Cuando de una obra se da traslado
al lector o al escuchante, se abre un camino de doble sentido que, hasta ese
momento, se había trazado en una sola dirección, la del creador hacia sí mismo.
El principio se cumple en cualquier variedad de creación, sea prosa o verso,
novela, poesía, teatro, ensayo, artículo…
¿Qué ha hecho hasta entonces el
autor? Quizás algo tan sencillo como contar historias, reales o inventadas,
pero historias que pueden resumirse en contar su propia historia. No deberíamos
pedir que lo haga de manera directa: él sabrá escoger la forma que más
satisfecho le deje, pero, en el fondo, siempre estará él, como persona y como
narrador, como creador y hasta como protagonista.

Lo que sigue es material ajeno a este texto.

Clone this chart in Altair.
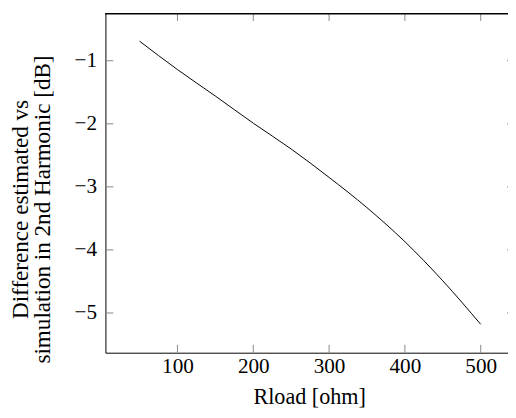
import altair as alt
import pandas as pd

# Data
rload = [50, 100, 150, 200, 250, 300, 350, 400, 450, 500]
diff_db = [-0.69, -1.14, -1.56, -1.99, -2.40, -2.85, -3.33, -3.87, -4.49, -5.18]

x_ticks = [100, 200, 300, 400, 500]
y_ticks = [-1, -2, -3, -4, -5]

W, H = 409, 345
FONT = "Liberation Serif"

df = pd.DataFrame({"r": rload, "d": diff_db})
dfx = pd.DataFrame({"r": x_ticks})
dfy = pd.DataFrame({"d": y_ticks})

xscale = alt.Scale(domain=[5, 536], nice=False, zero=False)
yscale = alt.Scale(domain=[-5.63, -0.245], nice=False, zero=False)

line = alt.Chart(df).mark_line(color="black", strokeWidth=1, interpolate="monotone", clip=True).encode(
    x=alt.X("r:Q", scale=xscale,
            axis=alt.Axis(values=x_ticks, format="d", title="Rload [ohm]", tickSize=0, labelPadding=3,
                          labelFont=FONT, labelFontSize=21.5, titleFont=FONT, titleFontSize=22.5,
                          grid=False, domainColor="black", domainWidth=1,
                          titleX=207, titleY=52, titleBaseline="alphabetic", titleAlign="center")),
    y=alt.Y("d:Q", scale=yscale,
            axis=alt.Axis(values=y_ticks, format="d",
                          title=["Difference estimated vs", "simulation in 2nd Harmonic [dB]"],
                          labelFont=FONT, labelFontSize=21.5, titleFont=FONT, titleFontSize=23.5,
                          tickSize=0, labelPadding=9, grid=False, domainColor="black", domainWidth=1,
                          titleAngle=270, titleAlign="center", titleBaseline="alphabetic",
                          titleX=-79, titleY=199, titleLineHeight=22)),
)

tick_color = "#888888"
bottom_ticks = alt.Chart(dfx).mark_rule(color=tick_color, strokeWidth=1).encode(
    x="r:Q", y=alt.value(H), y2=alt.value(H - 8))
top_ticks = alt.Chart(dfx).mark_rule(color=tick_color, strokeWidth=1).encode(
    x="r:Q", y=alt.value(0), y2=alt.value(8))
left_ticks = alt.Chart(dfy).mark_rule(color=tick_color, strokeWidth=1).encode(
    y="d:Q", x=alt.value(0), x2=alt.value(8))
right_ticks = alt.Chart(dfy).mark_rule(color=tick_color, strokeWidth=1).encode(
    y="d:Q", x=alt.value(W - 1), x2=alt.value(W + 7))
top_border = alt.Chart(dfx).mark_rule(color="black", strokeWidth=1).encode(
    x=alt.value(0), x2=alt.value(W + 10), y=alt.value(0.5))

chart = alt.layer(line, bottom_ticks, top_ticks, left_ticks, right_ticks, top_border).properties(
    width=W, height=H,
    padding={"left": 99, "top": 2, "right": 0, "bottom": 55},
    autosize=alt.AutoSizeParams(type="none"),
).configure_view(stroke=None).configure_axis(
    labelFont=FONT, titleFont=FONT,
    labelColor="black", titleColor="black", titleFontWeight="normal",
)

chart.save("out.html", embed_options={"renderer": "svg", "actions": False})
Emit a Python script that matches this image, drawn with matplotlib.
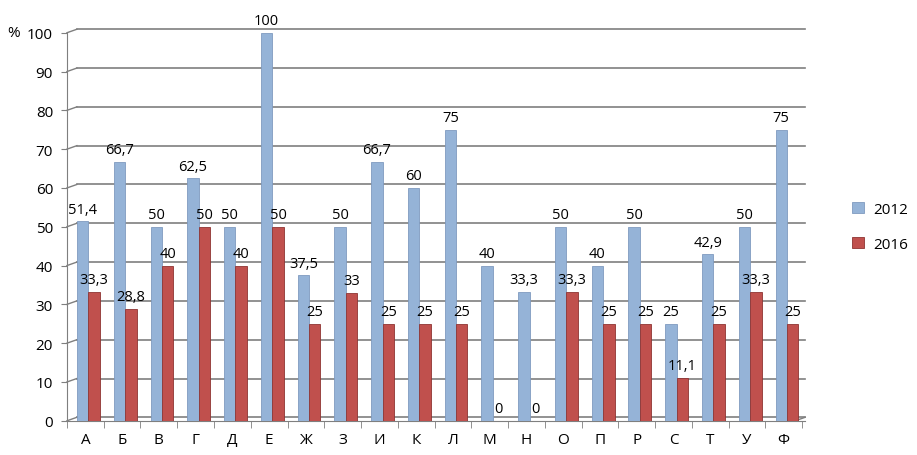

Si todas las historias no son más
que su propia historia, el creador (vamos a llamarlo poeta desde ahora) no hace
otra cosa que contar la historia de su propia memoria, aquello que es capaz de
convertir en presente y de vivirlo emocionalmente de una manera especial. Aunque
sea fingiendo (que el poeta ha de ser un perfecto fingidor, en palabras de
Pessoa, de manera que no se note la delgada línea que puede separar la realidad
de la ficción, acaso esta una realidad más fuerte y verdadera). En esa memoria,
que no reproduce con exactitud la realidad vivida sino la evocada o creada, el creador
vuelca su visión de la vida y la manera de conocerse y de reconocerse en ella. Lo
tiene que hacer con elementos que alcen la historia creada hasta los niveles de
sensación artística y de emoción que exige el arte literario. Y lo ha de hacer
tanto en la forma como en el fondo. Esta actividad de conocimiento ha de
realizarse con ritmo lento, solitario y de contexto particular, de tal manera,
que, al terminar una creación, el autor se sienta algo más cerca de sí mismo en
ese conocimiento. En esa batalla consigo mismo intervienen todos los elementos,
tanto formales como significativos.
Terminada esta batalla, comienza
la segunda parte, la del lector, sea el propio autor o sea cualquiera otra
persona. El autor debería haber dejado el camino relativamente expedito para
que el receptor pueda, sin demasiado esfuerzo (por más que la poesía sea
siempre “negocio de particular juicio”), descodificar el mensaje y la visión
que en el texto se le ofrece. De esta manera, el lector leerá realmente al
poeta más que el poema y estará en condiciones de reconocerse en la creación,
de recrear su propia memoria y de comparar su experiencia con la del creador. Es
este el momento mágico, el más productivo y el que deja más poso y
descendencia. Lo ha de hacer el lector para identificarse, para rechazar la propuesta
o para acercase en un grado mayor o menor a ella. El diálogo, entonces, se habrá
producido y el resultado ya le corresponde al menos en tanta medida al lector
como al poeta ¿Para qué se lee si no es para encontrarse en lo que se lee, para
convertirse en protagonista o antagonista de lo que se ofrece en la creación, para
reconocerse en lo recibido?
En esta carrera y en este cara a
cara maravilloso y mágico se desarrolla el proceso de la creación. En él
termina teniendo tanto protagonismo el lector como el creador. Aunque no estará
de más reconocer que, sin el impulso de ese dios menor en que se convierte el
creador en el momento de la creación, nada sería posible.
La primera condición de una buena
lectura es la reivindicación de no leer. La peor lectura es la impuesta, pero
la pérdida es demasiado grande y no merece la pena no intentarlo.